Meaning or EXPLOSIONS? At times director Peter Farrelly (Dumb and Dumber) seems more interested in contrasting class differences than racial tensions. An early scene establishes Tony Lip isn’t the most enlightened guy around and has backward notions about how germs work, but his bias is left behind pretty quickly in favor of Odd Couple squabbling about cleanliness, fashion, classy music, and shoplifting. Dr. Shirley is Felix Unger; Tony Lip is Oscar Madison. The only real difference is Oscar never had to worry about regressive jerks trying to murder Felix.

Kids in the audience may want to check out their local library or Wikipedia to learn more about the very real “Green Book”, which appears in a few scenes and technically keeps Dr. Shirley alive, but they don’t talk it up as much as you’d expect for an object with an entire movie named after it.

Other morals of the story include but aren’t limited to:

  • Racism = bad
  • Conducting oneself like Frasier or Niles Crane = good
  • Stereotyping is annoying but apparently not always bad, especially when it involves either KFC or Italian-Americans in the Bronx
  • Being an outsider sucks; being a buddy is better
  • Classical music is good, but popular music has its uses, techniques, and appeal
  • Count yourself lucky if “black” is your only minority category
  • Even the stuffiest snobs can sometimes exceed their liquor limits and do stupid things

Nitpicking? Compared to fellow nominee BlacKkKlansman, Green Book is anti-racism lesson-learning comfort food. I don’t think that has to be a bad thing — honestly, if someone who needs basic race-relations tips gleans any insight from this, then more power to it. But it’s a gentle throwback compared to today’s incendiary polemics, one that maybe drives a bit too smoothly toward its inevitable happy ending. It’s particularly quaint if you spend far too many hours a day on the battlefields of Twitter.

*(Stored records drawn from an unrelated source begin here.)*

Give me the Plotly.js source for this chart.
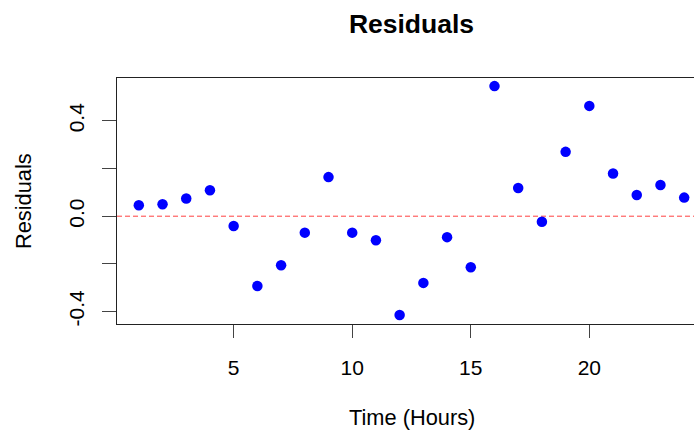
<!DOCTYPE html>
<html>
<head>
<meta charset="utf-8">
<script src="https://cdn.plot.ly/plotly-3.0.1.min.js"></script>
<style>
html,body{margin:0;padding:0;overflow:hidden;background:#fff;width:694px;height:430px;}
#chart{width:716px;height:430px;}
</style>
</head>
<body>
<div id="chart"></div>
<script>
const hours = [1,2,3,4,5,6,7,8,9,10,11,12,13,14,15,16,17,18,19,20,21,22,23,24];
const residuals = [0.046,0.050,0.074,0.109,-0.041,-0.293,-0.206,-0.069,0.164,-0.069,-0.101,-0.415,
                   -0.280,-0.088,-0.214,0.546,0.118,-0.023,0.270,0.463,0.179,0.089,0.131,0.078];
const xTickVals = [5,10,15,20];
const xTickText = ["5","10","15","20"];
const yTickVals = [-0.4,-0.2,0,0.2,0.4];
const yTickText = ["-0.4","","0.0","","0.4"];
const refLineY = 0;

const font = "Liberation Sans, Arial, sans-serif";

const traces = [
  {
    x: [0.08, 24.92], y: [refLineY, refLineY], mode: 'lines', type: 'scatter',
    line: {color: '#ff4040', width: 1, dash: '5px,3px'}, hoverinfo: 'skip', showlegend: false
  },
  {
    x: hours, y: residuals, mode: 'markers', type: 'scatter',
    marker: {color: '#0000ff', size: 10.5}, showlegend: false
  }
];

const layout = {
  width: 716, height: 430,
  margin: {l: 117, r: 10, t: 78, b: 106, pad: 0},
  paper_bgcolor: '#fff', plot_bgcolor: '#fff',
  font: {family: font, size: 21, color: '#000'},
  title: {text: '<b>Residuals</b>', font: {family: font, size: 26.5, color: '#000'},
          x: 0.5, xref: 'paper', y: 0.944, yref: 'container', xanchor: 'center', yanchor: 'middle'},
  xaxis: {
    range: [0.08, 24.92], showgrid: false, zeroline: false,
    showline: true, mirror: true, linecolor: '#222', linewidth: 1,
    ticks: 'outside', ticklen: 13, tickcolor: '#444', tickwidth: 1,
    tickvals: xTickVals, ticktext: xTickText, ticklabelstandoff: 12,
    tickfont: {family: font, size: 21, color: '#000'}
  },
  yaxis: {
    range: [-0.4525, 0.580], showgrid: false, zeroline: false,
    showline: true, mirror: true, linecolor: '#222', linewidth: 1,
    ticks: 'outside', ticklen: 14, tickcolor: '#444', tickwidth: 1,
    tickvals: yTickVals, ticktext: yTickText, tickangle: -90, ticklabelstandoff: 10,
    tickfont: {family: font, size: 21, color: '#000'}
  },
  annotations: [
    {text: 'Time (Hours)', xref: 'paper', yref: 'paper', x: 0.5, y: -0.382,
     xanchor: 'center', yanchor: 'middle', showarrow: false, font: {family: font, size: 21.8, color: '#000'}},
    {text: 'Residuals', xref: 'paper', yref: 'paper', x: -0.1596, y: 0.5, textangle: -90,
     xanchor: 'center', yanchor: 'middle', showarrow: false, font: {family: font, size: 21.8, color: '#000'}}
  ]
};

Plotly.newPlot('chart', traces, layout, {displayModeBar: false, staticPlot: true});
</script>
</body>
</html>
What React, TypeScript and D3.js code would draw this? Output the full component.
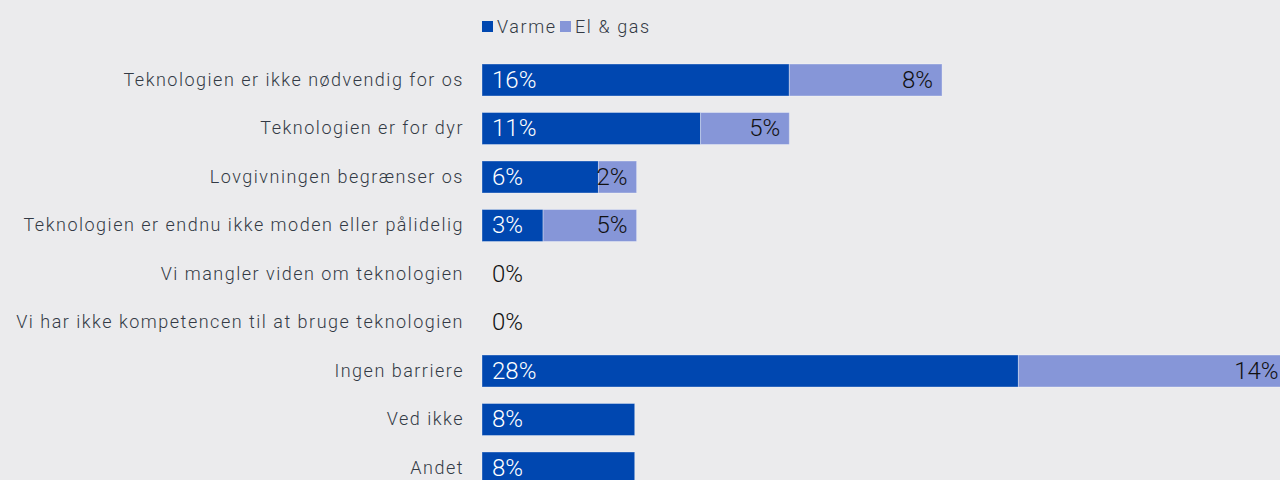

Of the two gentlemen, Mortensen is the far more distracting. It seems unfair for Viggo to take a plum part away from any number of Sopranos costars and Scorsese mob-movie henchmen still working and looking for parts in a Hollywood scene that cranks out far fewer Mafia films these days, which will likely dwindle away to nothing after the vitriolic reactions to Gotti. It was all I could do not to guffaw when one scene has him shouting, “Hey, I’m WORKIN’ here!” in his best Ratso Rizzo voice. And by “best” I don’t mean much.

For those who think “ebony and ivory” in and of itself isn’t relevant enough to today’s times, later Dr. Shirley reveals a deeper secret that gets him into an entirely different kind of trouble with the law, one of the few crimes worse to Deep Southerners than Riding While Black. It’s meant to add another layer to his already complex personality, one that alienates him even more from other blacks than his primness or his complete ignorance of Top 40 hits. But delete the one scene and it would have no effect on the rest of the film. If nothing else, it retroactively reduces some of his traits to yet another sort of stereotyping.

So what’s to like? PG-13 condemnations of bigotry have their place and can reach audiences that would deflect harsher material without thinking twice, even if they’re not exactly pioneering this terrain. It’s not a bad thing to give an audience hope that we really can one day transcend humankind’s most arbitrary divisions. There’s a certain CBS-style simple, relaxing pleasure in enjoying easy victories over one-note adversaries who strain to avoid the dreaded N-word for as long as possible. And Mahershala Ali makes a darn watchable Felix Unger, who even gives us a few scenes of piano virtuosity without a body double…assuming visual effects haven’t come that far along yet.

How about those end credits? No, there’s no scene after the Green Book end credits, but they do confirm the bulk of filming took place in Louisiana and New York, which means the one scene set in Hanover, Indiana, was a big fat lie.